STATED EXERCISE.
Pictures stay out of this copy, which runs from the first line of the material through the line containing "const vigImpalaSE = [0.74, 0.69];".

DATA LINES.
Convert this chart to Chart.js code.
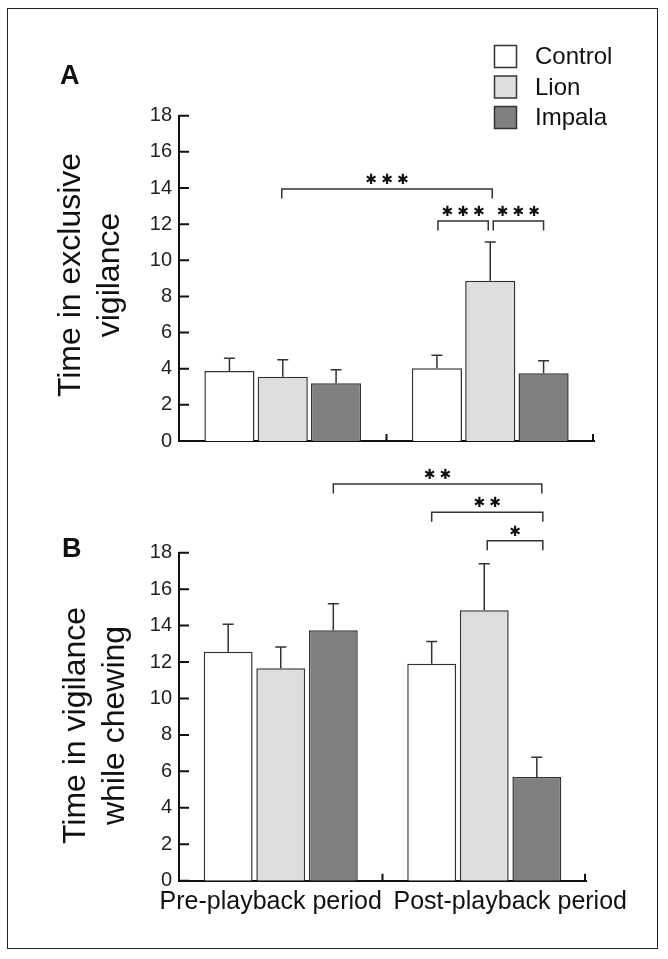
<!DOCTYPE html>
<html>
<head>
<meta charset="utf-8">
<script src="https://cdn.jsdelivr.net/npm/chart.js@4.4.1/dist/chart.umd.min.js"></script>
<style>
  html, body { margin: 0; padding: 0; background: #fff; }
  #page { position: relative; width: 668px; height: 959px; overflow: hidden; background: #fff; }
  #frame { position: absolute; left: 7px; top: 8px; width: 649px; height: 939px; border: 1.5px solid #222; }
  canvas { position: absolute; left: 0; }
  #chartA { top: 0; }
  #chartB { top: 460px; }
</style>
</head>
<body>
<div id="page">
  <div id="frame"></div>
  <canvas id="chartA" width="668" height="460"></canvas>
  <canvas id="chartB" width="668" height="499"></canvas>
</div>
<script>
const periods = ["Pre-playback period", "Post-playback period"];
const groups = ["Control", "Lion", "Impala"];

// A: time in exclusive vigilance (mean, SE)
const vigControl = [3.87, 4.03];
const vigLion = [3.55, 8.87];
const vigImpala = [3.2, 3.75];
const vigControlSE = [0.71, 0.72];
const vigLionSE = [0.94, 2.14];
const vigImpalaSE = [0.74, 0.69];

// B: time in vigilance while chewing (mean, SE)
const chewControl = [12.57, 11.91];
const chewLion = [11.66, 14.84];
const chewImpala = [13.74, 5.69];
const chewControlSE = [1.5, 1.21];
const chewLionSE = [1.17, 2.56];
const chewImpalaSE = [1.46, 1.08];

const yMin = 0;
const yMax = 18;
const yStep = 2;

// significance brackets: [dataset, index] pairs, bracket height in data units
const sigA = [
  { from: [1, 0], to: [1, 1], y: 13.94, stars: "***" },
  { from: [0, 1], to: [1, 1], y: 12.17, stars: "***" },
  { from: [1, 1], to: [2, 1], y: 12.17, stars: "***" }
];
const sigB = [
  { from: [2, 0], to: [2, 1], y: 21.77, stars: "**" },
  { from: [0, 1], to: [2, 1], y: 20.22, stars: "**" },
  { from: [1, 1], to: [2, 1], y: 18.66, stars: "*" }
];

const fills = ["#ffffff", "#dedede", "#808080"];
const edge = "#333333";
const FONT = '"Liberation Sans", Arial, sans-serif';

function makeDatasets(means, ses) {
  return groups.map((g, i) => ({
    label: g,
    data: means[i],
    se: ses[i],
    backgroundColor: fills[i],
    borderColor: edge,
    borderWidth: 1.5
  }));
}

function panelPlugin(o) {
  return {
    id: "panel" + o.letter,
    afterDatasetsDraw(chart) {
      const ctx = chart.ctx;
      const ys = chart.scales.y;
      ctx.save();
      ctx.strokeStyle = edge;
      ctx.lineWidth = 1.5;
      // error bars (upper only)
      chart.data.datasets.forEach((ds, di) => {
        chart.getDatasetMeta(di).data.forEach((bar, i) => {
          const top = ys.getPixelForValue(ds.data[i] + ds.se[i]);
          ctx.beginPath();
          ctx.moveTo(bar.x, bar.y);
          ctx.lineTo(bar.x, top);
          ctx.moveTo(bar.x - 5.5, top);
          ctx.lineTo(bar.x + 5.5, top);
          ctx.stroke();
        });
      });
      // brackets
      o.sig.forEach((s, k) => {
        const nud = o.nudge[k];
        const x1 = chart.getDatasetMeta(s.from[0]).data[s.from[1]].x + nud[0];
        const x2 = chart.getDatasetMeta(s.to[0]).data[s.to[1]].x + nud[1];
        const py = ys.getPixelForValue(s.y);
        ctx.beginPath();
        ctx.moveTo(x1, py + 9.5);
        ctx.lineTo(x1, py);
        ctx.lineTo(x2, py);
        ctx.lineTo(x2, py + 9.5);
        ctx.stroke();
        ctx.fillStyle = "#111";
        ctx.font = '14px "DejaVu Sans"';
        ctx.textAlign = "center";
        ctx.textBaseline = "middle";
        const n = s.stars.length;
        const cx = (x1 + x2) / 2;
        for (let j = 0; j < n; j++) {
          ctx.fillText("\u2731", cx + (j - (n - 1) / 2) * 15.8, py - 8.5);
        }
      });
      ctx.restore();
    },
    afterDraw(chart) {
      const ctx = chart.ctx;
      const xs = chart.scales.x;
      const ys = chart.scales.y;
      const area = chart.chartArea;
      ctx.save();
      ctx.strokeStyle = "#111";
      ctx.lineWidth = 2;
      ctx.beginPath();
      ys.ticks.forEach(t => {
        const py = ys.getPixelForValue(t.value);
        ctx.moveTo(area.left, py);
        ctx.lineTo(area.left + 10, py);
      });
      for (let i = 1; i < xs.ticks.length; i++) {
        const px = (xs.getPixelForTick(i - 1) + xs.getPixelForTick(i)) / 2;
        ctx.moveTo(px, area.bottom);
        ctx.lineTo(px, area.bottom - 7);
      }
      ctx.moveTo(area.right - 1, area.bottom);
      ctx.lineTo(area.right - 1, area.bottom - 7);
      ctx.stroke();

      // panel letter
      ctx.fillStyle = "#111";
      ctx.font = "bold 27px " + FONT;
      ctx.textAlign = "left";
      ctx.textBaseline = "alphabetic";
      ctx.fillText(o.letter, o.letterX, o.letterY);

      // y title, two lines
      ctx.font = "32px " + FONT;
      ctx.textAlign = "center";
      o.title.forEach((line, k) => {
        ctx.save();
        ctx.translate(o.titleX[k], o.titleCY);
        ctx.rotate(-Math.PI / 2);
        ctx.fillText(line, 0, 0);
        ctx.restore();
      });

      // category labels under the axis
      if (o.xLabels) {
        ctx.font = "25px " + FONT;
        ctx.textAlign = "center";
        chart.data.labels.forEach((lab, i) => {
          ctx.fillText(lab, xs.getPixelForTick(i) + o.xLabelShift[i], o.xLabelY);
        });
      }

      // legend
      if (o.legend) {
        ctx.font = "24px " + FONT;
        ctx.textAlign = "left";
        ctx.textBaseline = "middle";
        ctx.lineWidth = 1.5;
        ctx.strokeStyle = edge;
        chart.data.datasets.forEach((ds, i) => {
          const cy = 56.5 + i * 30.5;
          ctx.fillStyle = ds.backgroundColor;
          ctx.fillRect(494.5, cy - 11, 22, 22);
          ctx.strokeRect(494.5, cy - 11, 22, 22);
          ctx.fillStyle = "#111";
          ctx.fillText(ds.label, 535, cy + 1);
        });
      }
      ctx.restore();
    }
  };
}

function baseOptions(pad, catPct, barPct) {
  return {
    responsive: false,
    animation: false,
    devicePixelRatio: 1,
    layout: { padding: pad },
    datasets: { bar: { categoryPercentage: catPct, barPercentage: barPct } },
    plugins: { legend: { display: false }, tooltip: { enabled: false } },
    scales: {
      x: {
        z: 1,
        grid: { display: false },
        ticks: { display: false },
        border: { display: true, color: "#111", width: 2 },
        afterFit(s) { s.height = 0; }
      },
      y: {
        z: 1,
        min: yMin,
        max: yMax,
        ticks: { stepSize: yStep, padding: 7, color: "#222", font: { size: 20, family: FONT } },
        grid: { display: false, drawTicks: false },
        border: { display: true, color: "#111", width: 2 },
        afterFit(s) { s.width = 50; }
      }
    }
  };
}

new Chart(document.getElementById("chartA"), {
  type: "bar",
  data: {
    labels: periods,
    datasets: makeDatasets([vigControl, vigLion, vigImpala], [vigControlSE, vigLionSE, vigImpalaSE])
  },
  options: baseOptions({ left: 129, right: 74, top: 115.7, bottom: 18.3 }, 0.771, 0.94),
  plugins: [panelPlugin({
    letter: "A", letterX: 60, letterY: 84,
    title: ["Time in exclusive", "vigilance"], titleX: [80, 119], titleCY: 275,
    sig: sigA, nudge: [[-1, 2], [1, -2], [3, 0]],
    legend: true
  })]
});

new Chart(document.getElementById("chartB"), {
  type: "bar",
  data: {
    labels: periods,
    datasets: makeDatasets([chewControl, chewLion, chewImpala], [chewControlSE, chewLionSE, chewImpalaSE])
  },
  options: baseOptions({ left: 129, right: 82, top: 92.7, bottom: 78.3 }, 0.775, 0.93),
  plugins: [panelPlugin({
    letter: "B", letterX: 62, letterY: 97,
    title: ["Time in vigilance", "while chewing"], titleX: [85, 124], titleCY: 265.5,
    sig: sigB, nudge: [[0, 5], [0, 6], [3, 6]],
    xLabels: true, xLabelShift: [-10, 26], xLabelY: 449
  })]
});
</script>
</body>
</html>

COMPLETE RESPONSE.
Convert this chart to Chart.js code.
<!DOCTYPE html>
<html>
<head>
<meta charset="utf-8">
<script src="https://cdn.jsdelivr.net/npm/chart.js@4.4.1/dist/chart.umd.min.js"></script>
<style>
  html, body { margin: 0; padding: 0; background: #fff; }
  #page { position: relative; width: 668px; height: 959px; overflow: hidden; background: #fff; }
  #frame { position: absolute; left: 7px; top: 8px; width: 649px; height: 939px; border: 1.5px solid #222; }
  canvas { position: absolute; left: 0; }
  #chartA { top: 0; }
  #chartB { top: 460px; }
</style>
</head>
<body>
<div id="page">
  <div id="frame"></div>
  <canvas id="chartA" width="668" height="460"></canvas>
  <canvas id="chartB" width="668" height="499"></canvas>
</div>
<script>
const periods = ["Pre-playback period", "Post-playback period"];
const groups = ["Control", "Lion", "Impala"];

// A: time in exclusive vigilance (mean, SE)
const vigControl = [3.87, 4.03];
const vigLion = [3.55, 8.87];
const vigImpala = [3.2, 3.75];
const vigControlSE = [0.71, 0.72];
const vigLionSE = [0.94, 2.14];
const vigImpalaSE = [0.74, 0.69];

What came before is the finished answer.